Though it has only received a minor note in most world – and indeed, non Quebecois Canadian – news outlets, Quebec has been in increasingly serious trouble for some time. What follows is my my – probably entirely incorrect – understanding of affairs and events.

It started in late 2011, when certain students started getting into disagreement over student fees. In early 2012 increases were announced by the government: The increase was 325 dollars about 200gbp) for the next 5 years, for a total of about 1700 dollars, or a bit over 1000gbp. Sure, not cheap, but on the grand scheme of things, a modest amount: Even after the full increase, fees would still be the cheapest in Canada, let alone North America, and as prices in the UK are this year rising by up to 5750gbp (eg: 28x the annual rise in Quebec, and almost 6x the total rise planned over 5 years) in one year, fairly inconsequential on the grand scheme of things.

But the students didn't like it. Quebec students apparently rarely like fee increases, and have protested on and off for 20+ years; in fact, every time an increase has been announced. Hence why the current rates are so low, and in the current economic situation, un-sustainably low.

By February, some social science students were out on strike, and protest marches were occurring. Talks continued, compromises were offered. But it wasn't good enough. The number of students on strike rapidly rose, hitting almost 400,000 across the province and every French speaking institution. From what I can attain, English speaking Universities were relatively immune and continued pretty much as normal. The protest marches became a daily event, causing chaos down town, and being attended by anything from 500 to 50,000+. One rally is believed to have had over half a million protesters.

As the protests built up, they evolved. Yes, tuition fees are still an important part, but the demo's became anti-government, anti-capitalist, anti-corruption. The Quebec provincial elections are due later this year or next year, and the more pro-independence/French parties have got on the bandwagon, at least unofficially. Protest badges have been worn by opposition politicians. Protest stickers appear all over town. And the average local got more and more anti-protest: the general view being that the students should just grow up and take a reality check.

Northern Quebec is mostly uninhabited, unexplored, often ice bound regions. But there is lots of oil and mineral wealth believed to be there. The protesters believe that this is being sold off by the state government to big construction and exploration companies, often run by friends of the ruling politicians or where former party members are now in charge. Some are against the sell off; some against who it is being sold to; some totally anti-exploration, wanting the wilderness to remain just that. Others agree that it should be done, but think the contracts should involve profits going back to the government and taxpayer which at present they are not, despite taxpayer funded development in infrastructure etc and construction permits being spent. Honestly what the real situation is, I have no idea. And the variety of things I was told or read suggest that many locals have no real idea either. Rumours spread like wildfire, even if they have no basis in anything even resembling truth. Unions are heavily involved, but depending who you talk to are either for the protest or against it; good or bad.

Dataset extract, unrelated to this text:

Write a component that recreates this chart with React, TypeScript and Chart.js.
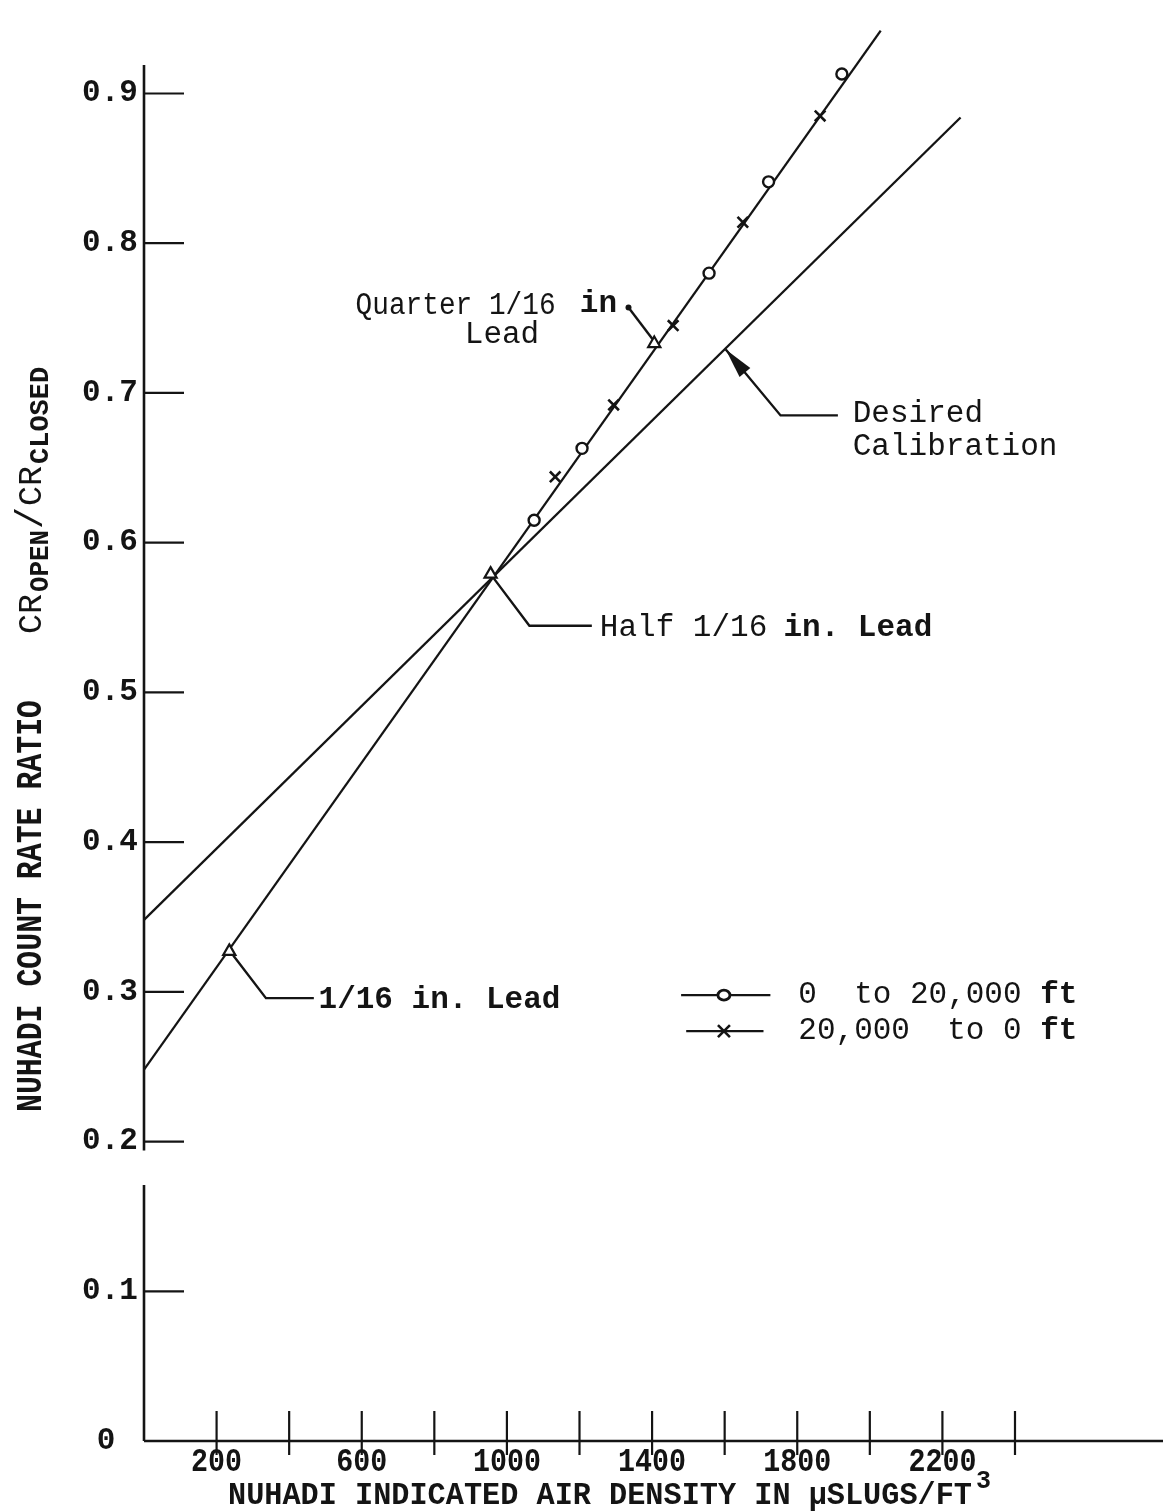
import { useEffect, useRef } from 'react';
import { Chart, registerables } from 'chart.js';

Chart.register(...registerables);

// ---- data ----
const desiredX = [0, 2250];
const desiredY = [0.348, 0.884];
const leadX = [0, 2030];
const leadY = [0.248, 0.942];
const climbX = [1075, 1207, 1557, 1721, 1923];
const climbY = [0.615, 0.663, 0.78, 0.841, 0.913];
const descentX = [1133, 1294, 1458, 1650, 1863];
const descentY = [0.644, 0.692, 0.745, 0.814, 0.885];
const leadTestX = [235, 955, 1406];
const leadTestY = [0.327, 0.579, 0.733];

const xTickValues = [200, 400, 600, 800, 1000, 1200, 1400, 1600, 1800, 2000, 2200, 2400];
const xTickLabels = ['200', '', '600', '', '1000', '', '1400', '', '1800', '', '2200', ''];
const yTickValues = [0, 0.1, 0.2, 0.3, 0.4, 0.5, 0.6, 0.7, 0.8, 0.9];
const yTickLabels = ['0', '0.1', '0.2', '0.3', '0.4', '0.5', '0.6', '0.7', '0.8', '0.9'];

const legendLabels = ['0  to 20,000', '20,000  to 0'];
const legendUnit = 'ft';

const xTitle = 'NUHADI INDICATED AIR DENSITY IN \u03BCSLUGS/FT';
const yTitleMain = 'NUHADI COUNT RATE RATIO';

const X_MIN = 0;
const X_MAX = 2780;
const Y_MIN = 0;
const Y_MAX = 0.9557;
const Y_AXIS_TOP = 0.919;

const MONO = '"Liberation Mono", "Courier New", monospace';
const INK = '#141414';

function pts(xs: number[], ys: number[]) {
  return xs.map((x, i) => ({ x, y: ys[i] }));
}

function text(
  ctx: CanvasRenderingContext2D,
  s: string,
  x: number,
  y: number,
  size: number,
  weight: string = 'normal',
  align: CanvasTextAlign = 'left',
  maxW?: number
) {
  ctx.font = `${weight} ${size}px ${MONO}`;
  ctx.textAlign = align;
  ctx.textBaseline = 'middle';
  if (maxW) ctx.fillText(s, x, y, maxW);
  else ctx.fillText(s, x, y);
}

const overlay = {
  id: 'overlay',
  afterDatasetsDraw(chart: any) {
    const ctx: CanvasRenderingContext2D = chart.ctx;
    const xs = chart.scales.x;
    const ys = chart.scales.y;
    const X = (v: number) => xs.getPixelForValue(v);
    const Y = (v: number) => ys.getPixelForValue(v);
    ctx.save();
    ctx.strokeStyle = INK;
    ctx.fillStyle = INK;
    ctx.lineCap = 'butt';

    // axes
    const ax = X(X_MIN);
    const ay = Y(Y_MIN);
    ctx.lineWidth = 2.6;
    ctx.beginPath();
    ctx.moveTo(ax, Y(Y_AXIS_TOP));
    ctx.lineTo(ax, Y(0.194));
    ctx.moveTo(ax, Y(0.171));
    ctx.lineTo(ax, ay);
    ctx.moveTo(ax, ay);
    ctx.lineTo(chart.width, ay);
    ctx.stroke();

    // y ticks (inward)
    ctx.lineWidth = 2.2;
    yTickValues.forEach((v) => {
      if (v === 0) return;
      ctx.beginPath();
      ctx.moveTo(ax, Y(v));
      ctx.lineTo(ax + 40, Y(v));
      ctx.stroke();
    });
    // x ticks (crossing)
    xTickValues.forEach((v) => {
      ctx.beginPath();
      ctx.moveTo(X(v), ay - 30);
      ctx.lineTo(X(v), ay + 14);
      ctx.stroke();
    });

    // tick labels
    yTickLabels.forEach((l, i) => {
      text(ctx, l, ax - 34 - (l.length === 1 ? 4 : 0), Y(yTickValues[i]), 31, 'bold', 'center');
    });
    xTickLabels.forEach((l, i) => {
      if (!l) return;
      text(ctx, l, X(xTickValues[i]), ay + 22, 33, 'bold', 'center', l.length * 17);
    });

    // x title
    text(ctx, xTitle, 228, ay + 55, 31, 'bold', 'left', 744);
    text(ctx, '3', 976, ay + 41, 25, 'bold', 'left');

    // y title (rotated)
    ctx.save();
    ctx.translate(32, ay - 329);
    ctx.rotate(-Math.PI / 2);
    text(ctx, yTitleMain, 0, 0, 36, 'bold', 'left', 412);
    text(ctx, 'CR', 478, 0, 34, 'normal', 'left', 40);
    text(ctx, 'OPEN', 520, 9, 27, 'bold', 'left', 62);
    text(ctx, '/', 583, 0, 38, 'normal', 'left', 22);
    text(ctx, 'CR', 606, 0, 34, 'normal', 'left', 40);
    text(ctx, 'CLOSED', 648, 9, 27, 'bold', 'left', 118);
    ctx.restore();

    // annotations
    ctx.lineWidth = 2.4;
    // Quarter 1/16 in. Lead
    text(ctx, 'Quarter 1/16', X(583), Y(0.758), 31, 'normal', 'left', 200);
    text(ctx, 'in', X(1201), Y(0.759), 31, 'bold', 'left', 38);
    text(ctx, 'Lead', X(884), Y(0.739), 31, 'normal', 'left');
    ctx.beginPath();
    ctx.arc(X(1335), Y(0.757), 3, 0, Math.PI * 2);
    ctx.fill();
    ctx.beginPath();
    ctx.moveTo(X(1335), Y(0.757));
    ctx.lineTo(X(1401), Y(0.736));
    ctx.stroke();

    // Desired Calibration arrow
    const tipX = X(1603), tipY = Y(0.729);
    const kneeX = X(1754), kneeY = Y(0.685);
    ctx.beginPath();
    ctx.moveTo(X(1912), kneeY);
    ctx.lineTo(kneeX, kneeY);
    ctx.lineTo(tipX, tipY);
    ctx.stroke();
    {
      const ang = Math.atan2(tipY - kneeY, tipX - kneeX);
      const L = 30, W = 7;
      const bx = tipX - Math.cos(ang) * L, by = tipY - Math.sin(ang) * L;
      ctx.beginPath();
      ctx.moveTo(tipX, tipY);
      ctx.lineTo(bx - Math.sin(ang) * W, by + Math.cos(ang) * W);
      ctx.lineTo(bx + Math.sin(ang) * W, by - Math.cos(ang) * W);
      ctx.closePath();
      ctx.fill();
    }
    text(ctx, 'Desired', X(1953), Y(0.686), 31, 'normal', 'left');
    text(ctx, 'Calibration', X(1953), Y(0.664), 31, 'normal', 'left');

    // Half 1/16 in. Lead
    ctx.beginPath();
    ctx.moveTo(X(leadTestX[1]) + 3, Y(leadTestY[1]) + 4);
    ctx.lineTo(X(1062), Y(0.5445));
    ctx.lineTo(X(1234), Y(0.5445));
    ctx.stroke();
    text(ctx, 'Half 1/16', X(1256), Y(0.543), 31, 'normal', 'left');
    text(ctx, 'in. Lead', X(1762), Y(0.543), 31, 'bold', 'left');

    // 1/16 in. Lead
    ctx.beginPath();
    ctx.moveTo(X(leadTestX[0]) + 4, Y(leadTestY[0]) + 4);
    ctx.lineTo(X(336), Y(0.2958));
    ctx.lineTo(X(468), Y(0.2958));
    ctx.stroke();
    text(ctx, '1/16 in. Lead', X(481), Y(0.2945), 31, 'bold', 'left');

    // legend
    const rows = [
      { y: 0.2978, x0: 1480, x1: 1726, kind: 'circle' },
      { y: 0.2738, x0: 1494, x1: 1707, kind: 'cross' },
    ];
    rows.forEach((r, i) => {
      const yy = Y(r.y);
      ctx.lineWidth = 2.2;
      ctx.beginPath();
      ctx.moveTo(X(r.x0), yy);
      ctx.lineTo(X(r.x1), yy);
      ctx.stroke();
      const mx = X(1598);
      if (r.kind === 'circle') {
        ctx.beginPath();
        ctx.ellipse(mx, yy, 6, 5, 0, 0, Math.PI * 2);
        ctx.fillStyle = '#fff';
        ctx.fill();
        ctx.lineWidth = 2.8;
        ctx.stroke();
        ctx.fillStyle = INK;
      } else {
        ctx.lineWidth = 2.6;
        ctx.beginPath();
        ctx.moveTo(mx - 6, yy - 6);
        ctx.lineTo(mx + 6, yy + 6);
        ctx.moveTo(mx + 6, yy - 6);
        ctx.lineTo(mx - 6, yy + 6);
        ctx.stroke();
      }
      text(ctx, legendLabels[i], X(1803), yy, 31, 'normal', 'left');
      text(ctx, legendUnit, X(1803) + 13 * 18.6, yy, 31, 'bold', 'left');
    });

    ctx.restore();
  },
};

export default function App() {
  const ref = useRef<HTMLCanvasElement | null>(null);

  useEffect(() => {
    const canvas = ref.current;
    if (!canvas) return;
    const chart = new Chart(canvas, {
      type: 'scatter',
      data: {
        datasets: [
          {
            label: 'Lead tests',
            data: pts(leadTestX, leadTestY),
            pointStyle: 'triangle',
            pointRadius: 7,
            pointBorderWidth: 2.2,
            pointBackgroundColor: '#fff',
            pointBorderColor: INK,
            showLine: false,
          },
          {
            label: '0 to 20,000 ft',
            data: pts(climbX, climbY),
            pointStyle: 'circle',
            pointRadius: 5.5,
            pointBorderWidth: 2.4,
            pointBackgroundColor: '#fff',
            pointBorderColor: INK,
            showLine: false,
          },
          {
            label: '20,000 to 0 ft',
            data: pts(descentX, descentY),
            pointStyle: 'crossRot',
            pointRadius: 7.5,
            pointBorderWidth: 2.6,
            pointBorderColor: INK,
            showLine: false,
          },
          {
            label: 'Lead',
            data: pts(leadX, leadY),
            showLine: true,
            borderColor: INK,
            borderWidth: 2.3,
            pointRadius: 0,
          },
          {
            label: 'Desired Calibration',
            data: pts(desiredX, desiredY),
            showLine: true,
            borderColor: INK,
            borderWidth: 2.3,
            pointRadius: 0,
          },
        ],
      },
      options: {
        animation: false,
        responsive: false,
        devicePixelRatio: 1,
        layout: { padding: { top: 0, right: 3, bottom: 0, left: 0 } },
        plugins: { legend: { display: false }, tooltip: { enabled: false } },
        scales: {
          x: {
            type: 'linear',
            min: X_MIN,
            max: X_MAX,
            grid: { display: false },
            border: { display: false },
            ticks: { display: false },
            afterFit: (s: any) => {
              s.height = 70;
            },
          },
          y: {
            type: 'linear',
            min: Y_MIN,
            max: Y_MAX,
            grid: { display: false },
            border: { display: false },
            ticks: { display: false },
            afterFit: (s: any) => {
              s.width = 144;
            },
          },
        },
      },
      plugins: [overlay],
    });
    return () => chart.destroy();
  }, []);

  return (
    <div style={{ position: 'absolute', left: 0, top: 0, width: 1163, height: 1511, background: '#fff' }}>
      <canvas ref={ref} width={1163} height={1511} style={{ width: 1163, height: 1511, display: 'block' }} />
    </div>
  );
}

Last week (this is being written on June 4th) marked two big moments: protest marches hit their 100th consecutive day, and the local government, tiring of the lack of protest made a fatal error. Believing general support to be wavering and wanting an end to the strike, they introduced Bill 78 into law. Big mistake. Far from crushing the protest as they hoped, it was so heavy handed that it reinvigorated the masses and the level of protests rapidly rose. Casseroling became more commonplace, and the marches more serious.

If I understand this anywhere near correctly – and to be fair, I probably don't - the bill officially suspended all classes (so even those students and lecturers who had continued to study were kicked out) until at least August; it also banned any gathering of more than 50 people, unless the police were given 8 hours notice (naturally just before the summer festival season, which is Montreal's defining feature, and attracts millions of people each year); all parade routes have to be cleared with police; scarves, masks etc have all been banned in any circumstances whilst at the the same time, police have started covering up their own individual identification numbers. It has been made an offence to incite people to strike, to join a demo, to prevent people entering a classroom, and much more, and in all cases, burden of proof lies with the protester/arrested party and not the officials. And it appears that powers of martial law have been handed to the education minister. Not the police, army or legal people – the education minister. Who in herself, has been in the job barely 2 weeks after the previous one resigned. In total over 2500 people have been arrested during the protests; over 1000 of those have been in the last week since the new law was passed.

This has all had the affect of galvanising the protesters, and swinging public support back towards the protests. It was striking to me how many people were protesting on street corners were normal people: elderly, disabled, families, especially those with small kids (who, admittedly, almost all love making as much noise as possible, so being actively encouraged to bang things must be great) as well as more student types. On my first night in town staying with CouchSurfing friends of friends, we joined the main march. French speaking people on strike? It felt just like being back in Europe!

But if nothing else, it gave me a tour of the city at night! Several thousand were involved, and whilst there was gunshot heard and riot police in place, it was fairly calm despite being totally illegal. Everybody has scarves due to threat of tear-gas and smoke bombs, and though there were any number of 'rougher' looking people involved, and troublemakers, it was all fine. The main problem was communication – it had been planned that night as a silent protest with no casseroling, but hundreds were banging away. This meant that the songs and chants could not be heard. Talking to assorted others, they all had different grievances. I suspect this will run and run.

Chaos is promised for this weekends F1 GP amongst much else; the Americans have issued an official travel advisory against all travel to the province of Quebec. The Grand Prix, Beer, Jazz and other festivals all promise to bring the protests more into main stream and foreign press, but at the moment all I can say is watch this space.

Note: Yes, this was written in June. Yes it is being published in October. My apologies for my lack of punctuality. And obviously, some things have changed and the situation moved on. But, because I am not in Quebec any more I have no idea.